[EXERCISE OBJECTIVE]: Once the pictures are set aside, transcribe the remaining data exactly.

[SUPPLIED DATA]:
____
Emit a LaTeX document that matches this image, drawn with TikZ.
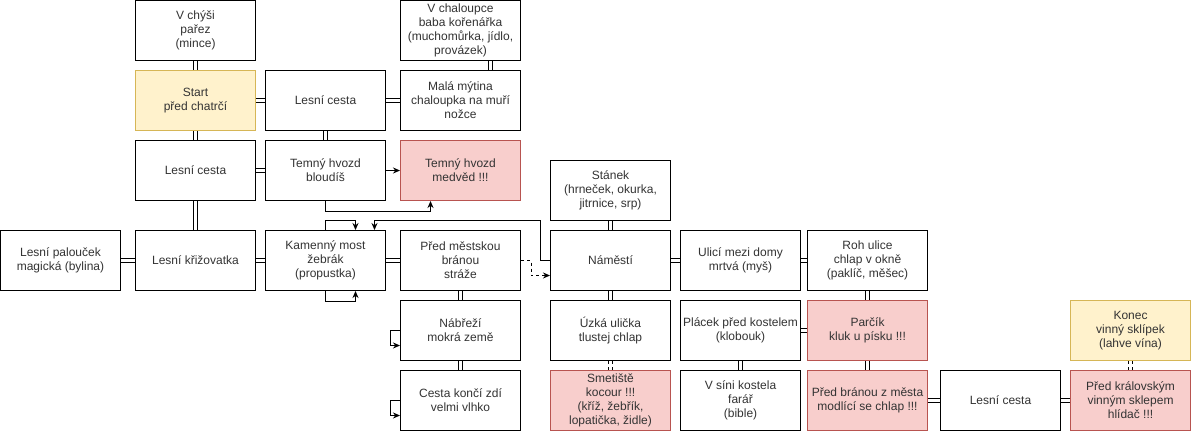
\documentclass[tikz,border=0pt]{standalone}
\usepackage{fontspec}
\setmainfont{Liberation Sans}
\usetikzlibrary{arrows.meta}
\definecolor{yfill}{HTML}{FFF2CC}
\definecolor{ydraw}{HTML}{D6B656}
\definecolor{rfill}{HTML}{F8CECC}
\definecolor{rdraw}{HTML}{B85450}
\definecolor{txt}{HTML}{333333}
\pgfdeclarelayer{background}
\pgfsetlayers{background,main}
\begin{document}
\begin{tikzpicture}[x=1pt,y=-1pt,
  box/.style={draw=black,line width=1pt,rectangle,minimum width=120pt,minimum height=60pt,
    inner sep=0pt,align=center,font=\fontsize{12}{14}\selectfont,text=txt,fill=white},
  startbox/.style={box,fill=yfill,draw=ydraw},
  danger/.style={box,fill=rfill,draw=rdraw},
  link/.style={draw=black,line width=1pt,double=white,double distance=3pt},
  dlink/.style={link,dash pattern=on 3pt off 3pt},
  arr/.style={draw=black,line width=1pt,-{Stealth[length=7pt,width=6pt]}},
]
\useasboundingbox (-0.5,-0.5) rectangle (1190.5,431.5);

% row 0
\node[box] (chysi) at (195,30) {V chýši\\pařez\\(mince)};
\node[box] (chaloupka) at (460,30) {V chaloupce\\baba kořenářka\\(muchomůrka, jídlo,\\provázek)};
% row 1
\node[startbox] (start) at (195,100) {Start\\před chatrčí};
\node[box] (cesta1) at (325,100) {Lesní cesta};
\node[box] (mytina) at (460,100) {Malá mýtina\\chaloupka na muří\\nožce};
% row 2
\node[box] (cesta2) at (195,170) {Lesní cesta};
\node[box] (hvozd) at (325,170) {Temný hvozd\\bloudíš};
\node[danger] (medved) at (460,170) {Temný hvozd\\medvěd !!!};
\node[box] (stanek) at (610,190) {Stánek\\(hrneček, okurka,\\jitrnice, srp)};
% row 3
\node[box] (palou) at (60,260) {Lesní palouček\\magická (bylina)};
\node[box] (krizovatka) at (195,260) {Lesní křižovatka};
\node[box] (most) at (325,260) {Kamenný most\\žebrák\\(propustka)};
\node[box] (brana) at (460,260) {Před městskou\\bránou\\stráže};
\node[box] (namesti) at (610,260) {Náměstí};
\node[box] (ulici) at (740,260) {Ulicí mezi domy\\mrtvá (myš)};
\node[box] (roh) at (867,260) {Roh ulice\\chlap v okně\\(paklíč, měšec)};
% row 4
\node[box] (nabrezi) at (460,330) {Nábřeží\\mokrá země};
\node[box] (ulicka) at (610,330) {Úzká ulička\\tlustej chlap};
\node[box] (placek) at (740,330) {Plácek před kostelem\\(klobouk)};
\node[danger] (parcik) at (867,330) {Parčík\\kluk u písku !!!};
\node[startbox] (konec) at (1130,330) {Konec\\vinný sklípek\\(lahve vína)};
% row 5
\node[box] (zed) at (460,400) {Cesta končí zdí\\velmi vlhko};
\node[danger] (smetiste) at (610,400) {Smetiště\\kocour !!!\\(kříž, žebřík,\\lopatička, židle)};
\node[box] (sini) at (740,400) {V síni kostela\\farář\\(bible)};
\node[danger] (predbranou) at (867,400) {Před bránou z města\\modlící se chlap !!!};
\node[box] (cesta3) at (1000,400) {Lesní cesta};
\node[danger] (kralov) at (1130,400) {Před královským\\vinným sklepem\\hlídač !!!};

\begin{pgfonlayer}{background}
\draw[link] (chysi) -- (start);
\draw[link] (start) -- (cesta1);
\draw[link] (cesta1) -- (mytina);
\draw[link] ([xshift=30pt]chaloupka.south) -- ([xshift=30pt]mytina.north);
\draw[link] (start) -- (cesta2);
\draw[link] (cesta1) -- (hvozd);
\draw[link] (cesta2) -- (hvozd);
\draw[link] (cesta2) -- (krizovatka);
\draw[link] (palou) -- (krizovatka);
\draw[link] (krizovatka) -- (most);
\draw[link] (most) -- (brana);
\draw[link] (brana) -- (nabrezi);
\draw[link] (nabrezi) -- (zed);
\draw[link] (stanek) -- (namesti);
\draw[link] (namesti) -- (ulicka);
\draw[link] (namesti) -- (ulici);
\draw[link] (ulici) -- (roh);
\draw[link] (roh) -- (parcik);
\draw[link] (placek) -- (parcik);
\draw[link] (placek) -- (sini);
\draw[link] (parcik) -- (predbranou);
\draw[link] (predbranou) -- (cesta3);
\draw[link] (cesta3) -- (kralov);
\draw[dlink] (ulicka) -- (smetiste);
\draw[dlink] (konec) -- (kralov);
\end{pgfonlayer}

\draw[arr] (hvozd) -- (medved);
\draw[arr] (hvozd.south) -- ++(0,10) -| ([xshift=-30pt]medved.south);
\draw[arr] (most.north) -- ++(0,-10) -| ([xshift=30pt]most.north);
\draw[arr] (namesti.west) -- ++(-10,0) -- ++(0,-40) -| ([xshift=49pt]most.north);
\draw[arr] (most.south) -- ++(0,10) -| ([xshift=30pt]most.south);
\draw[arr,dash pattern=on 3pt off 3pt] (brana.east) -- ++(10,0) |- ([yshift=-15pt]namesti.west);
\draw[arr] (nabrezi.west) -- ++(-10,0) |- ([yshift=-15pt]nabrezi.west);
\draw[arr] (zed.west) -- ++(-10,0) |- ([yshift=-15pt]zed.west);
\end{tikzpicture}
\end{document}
____
[FINISHED TASK]:
Emit a LaTeX document that matches this image, drawn with TikZ.
\documentclass[tikz,border=0pt]{standalone}
\usepackage{fontspec}
\setmainfont{Liberation Sans}
\usetikzlibrary{arrows.meta}
\definecolor{yfill}{HTML}{FFF2CC}
\definecolor{ydraw}{HTML}{D6B656}
\definecolor{rfill}{HTML}{F8CECC}
\definecolor{rdraw}{HTML}{B85450}
\definecolor{txt}{HTML}{333333}
\pgfdeclarelayer{background}
\pgfsetlayers{background,main}
\begin{document}
\begin{tikzpicture}[x=1pt,y=-1pt,
  box/.style={draw=black,line width=1pt,rectangle,minimum width=120pt,minimum height=60pt,
    inner sep=0pt,align=center,font=\fontsize{12}{14}\selectfont,text=txt,fill=white},
  startbox/.style={box,fill=yfill,draw=ydraw},
  danger/.style={box,fill=rfill,draw=rdraw},
  link/.style={draw=black,line width=1pt,double=white,double distance=3pt},
  dlink/.style={link,dash pattern=on 3pt off 3pt},
  arr/.style={draw=black,line width=1pt,-{Stealth[length=7pt,width=6pt]}},
]
\useasboundingbox (-0.5,-0.5) rectangle (1190.5,431.5);

% row 0
\node[box] (chysi) at (195,30) {V chýši\\pařez\\(mince)};
\node[box] (chaloupka) at (460,30) {V chaloupce\\baba kořenářka\\(muchomůrka, jídlo,\\provázek)};
% row 1
\node[startbox] (start) at (195,100) {Start\\před chatrčí};
\node[box] (cesta1) at (325,100) {Lesní cesta};
\node[box] (mytina) at (460,100) {Malá mýtina\\chaloupka na muří\\nožce};
% row 2
\node[box] (cesta2) at (195,170) {Lesní cesta};
\node[box] (hvozd) at (325,170) {Temný hvozd\\bloudíš};
\node[danger] (medved) at (460,170) {Temný hvozd\\medvěd !!!};
\node[box] (stanek) at (610,190) {Stánek\\(hrneček, okurka,\\jitrnice, srp)};
% row 3
\node[box] (palou) at (60,260) {Lesní palouček\\magická (bylina)};
\node[box] (krizovatka) at (195,260) {Lesní křižovatka};
\node[box] (most) at (325,260) {Kamenný most\\žebrák\\(propustka)};
\node[box] (brana) at (460,260) {Před městskou\\bránou\\stráže};
\node[box] (namesti) at (610,260) {Náměstí};
\node[box] (ulici) at (740,260) {Ulicí mezi domy\\mrtvá (myš)};
\node[box] (roh) at (867,260) {Roh ulice\\chlap v okně\\(paklíč, měšec)};
% row 4
\node[box] (nabrezi) at (460,330) {Nábřeží\\mokrá země};
\node[box] (ulicka) at (610,330) {Úzká ulička\\tlustej chlap};
\node[box] (placek) at (740,330) {Plácek před kostelem\\(klobouk)};
\node[danger] (parcik) at (867,330) {Parčík\\kluk u písku !!!};
\node[startbox] (konec) at (1130,330) {Konec\\vinný sklípek\\(lahve vína)};
% row 5
\node[box] (zed) at (460,400) {Cesta končí zdí\\velmi vlhko};
\node[danger] (smetiste) at (610,400) {Smetiště\\kocour !!!\\(kříž, žebřík,\\lopatička, židle)};
\node[box] (sini) at (740,400) {V síni kostela\\farář\\(bible)};
\node[danger] (predbranou) at (867,400) {Před bránou z města\\modlící se chlap !!!};
\node[box] (cesta3) at (1000,400) {Lesní cesta};
\node[danger] (kralov) at (1130,400) {Před královským\\vinným sklepem\\hlídač !!!};

\begin{pgfonlayer}{background}
\draw[link] (chysi) -- (start);
\draw[link] (start) -- (cesta1);
\draw[link] (cesta1) -- (mytina);
\draw[link] ([xshift=30pt]chaloupka.south) -- ([xshift=30pt]mytina.north);
\draw[link] (start) -- (cesta2);
\draw[link] (cesta1) -- (hvozd);
\draw[link] (cesta2) -- (hvozd);
\draw[link] (cesta2) -- (krizovatka);
\draw[link] (palou) -- (krizovatka);
\draw[link] (krizovatka) -- (most);
\draw[link] (most) -- (brana);
\draw[link] (brana) -- (nabrezi);
\draw[link] (nabrezi) -- (zed);
\draw[link] (stanek) -- (namesti);
\draw[link] (namesti) -- (ulicka);
\draw[link] (namesti) -- (ulici);
\draw[link] (ulici) -- (roh);
\draw[link] (roh) -- (parcik);
\draw[link] (placek) -- (parcik);
\draw[link] (placek) -- (sini);
\draw[link] (parcik) -- (predbranou);
\draw[link] (predbranou) -- (cesta3);
\draw[link] (cesta3) -- (kralov);
\draw[dlink] (ulicka) -- (smetiste);
\draw[dlink] (konec) -- (kralov);
\end{pgfonlayer}

\draw[arr] (hvozd) -- (medved);
\draw[arr] (hvozd.south) -- ++(0,10) -| ([xshift=-30pt]medved.south);
\draw[arr] (most.north) -- ++(0,-10) -| ([xshift=30pt]most.north);
\draw[arr] (namesti.west) -- ++(-10,0) -- ++(0,-40) -| ([xshift=49pt]most.north);
\draw[arr] (most.south) -- ++(0,10) -| ([xshift=30pt]most.south);
\draw[arr,dash pattern=on 3pt off 3pt] (brana.east) -- ++(10,0) |- ([yshift=-15pt]namesti.west);
\draw[arr] (nabrezi.west) -- ++(-10,0) |- ([yshift=-15pt]nabrezi.west);
\draw[arr] (zed.west) -- ++(-10,0) |- ([yshift=-15pt]zed.west);
\end{tikzpicture}
\end{document}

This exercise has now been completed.